Occupational therapy department gets patients back to everyday life
In honor of Occupational Therapist Month, we’re celebrating our community’s occupational therapists Celice Stancil, left, and Tyler Stoddard.[/caption]
April is Occupational Therapist Month, which provides the perfect opportunity to shine a spotlight on our Salina Presbyterian Manor’s occupational therapists. Celice Stancil is our occupational therapy director, and Tyler Stoddard is our occupational therapist.
Occupational therapy focuses on helping patients recover from an illness or injury, and get them back to doing the tasks involved in everyday life.
“We concentrate on dressing, toileting, bathing—the kinds of things people do every day,” said Celice. “Our goal is to alleviate pain and get our patients back to being 100 percent functional.”
Beyond the treatments and activities Celice and Tyler administer on campus, they also take patients into the community where they can practice their skills in a real-world setting.
“We take patients shopping or to the grocery store,” said Celice. “For people who like shopping as much as I do, we take them to places like Target, where they work on their overall functionality.”
Those trips are not all about work. There also is quite a bit of fun.
“It’s hilarious sometimes the amount of stuff we can knock over when we’re doing something like trying to learn how to drive a scooter,” said Celice.

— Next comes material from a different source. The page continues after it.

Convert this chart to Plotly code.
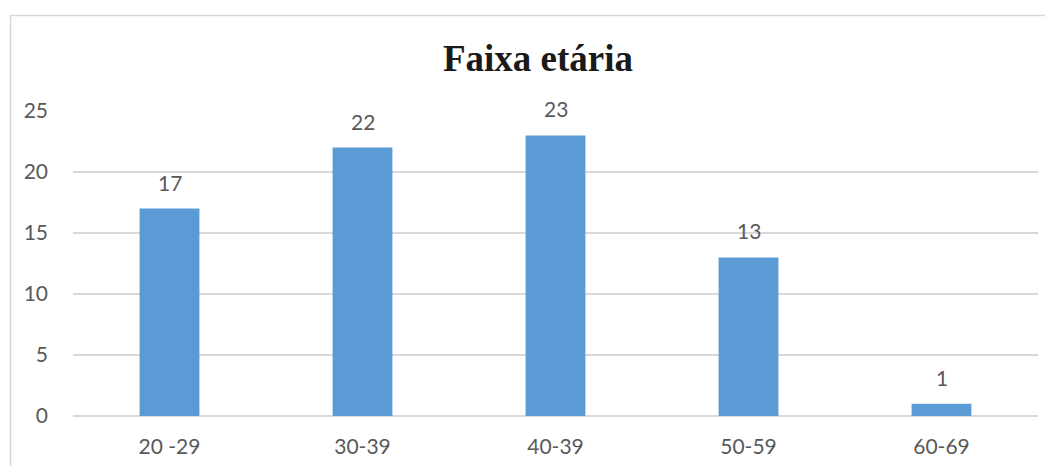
import plotly.graph_objects as go

categories = ["20 -29", "30-39", "40-39", "50-59", "60-69"]
values = [17, 22, 23, 13, 1]
y_ticks = [0, 5, 10, 15, 20, 25]

# page body has an 8px margin, so the figure is sized/positioned to compensate
W, H = 1045, 458
L, R, T, B = 65, 15, 103, 50
pw = W - L - R
ph = H - T - B
FONT = "Lato, Open Sans, sans-serif"

fig = go.Figure(go.Bar(
    x=categories, y=values, width=0.31,
    marker=dict(color="#5B9BD5", line=dict(width=0)),
    hoverinfo="x+y",
))

for c, v in zip(categories, values):
    fig.add_annotation(x=c, y=v, text=str(v), showarrow=False, yanchor="bottom",
                       yshift=12, font=dict(family=FONT, size=21, color="#595959"))

def px_to_paper_x(px):
    return (px - L) / pw

def px_to_paper_y(py):
    return (H - B - py) / ph

fig.update_layout(
    width=W, height=H,
    margin=dict(l=L, r=R, t=T, b=B, autoexpand=False),
    paper_bgcolor="white", plot_bgcolor="white",
    title=dict(text="<b>Faixa etária</b>", x=530 / W, xanchor="center",
               xref="container", yref="container", y=1 - 50 / H, yanchor="middle",
               font=dict(family="Liberation Serif, Times New Roman, serif", size=37, color="#1a1a1a")),
    showlegend=False,
    xaxis=dict(showgrid=False, showline=False, ticks="", ticklabelstandoff=16, automargin=False,
               tickfont=dict(family=FONT, size=21, color="#595959")),
    yaxis=dict(range=[0, 25], tickvals=y_ticks, showgrid=True, gridcolor="#d9d9d9", gridwidth=1.5,
               zeroline=True, zerolinecolor="#d9d9d9", zerolinewidth=1.5, showline=False, ticks="",
               ticklabelstandoff=24, automargin=False,
               tickfont=dict(family=FONT, size=21, color="#595959")),
    shapes=[dict(type="rect", xref="paper", yref="paper",
                 x0=px_to_paper_x(2.5), x1=px_to_paper_x(1080),
                 y0=px_to_paper_y(490), y1=px_to_paper_y(7.5),
                 line=dict(color="#d9d9d9", width=1.5), fillcolor="rgba(0,0,0,0)", layer="below")],
)

fig.write_html("out.html")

Occupational therapy was not always Celice’s intended career path.
Originally a nursing student, she was introduced to occupational therapy by her husband, Erik, who already was in the field. Celice fell in love with the ability of occupational therapy to make a real difference in the lives of others.
“What I enjoy most about occupational therapy is being able to identify a patient’s problem, solve it and get them back to functioning the way they did before the problem arose,” said Celice. “That makes my heart happy.”
Tyler said he finds the same joy in his work.
“Interacting with residents is my favorite thing on a day-to-day basis,” said Tyler. “I like the results. It is satisfying when a person comes to us who is weak and needs help by two people to stand, and then they go through the whole therapy process, and by the end they are walking on their own and doing things unassisted.”
This spring marks Celice’s fifth year at Presbyterian Manor, and Tyler has been here one year.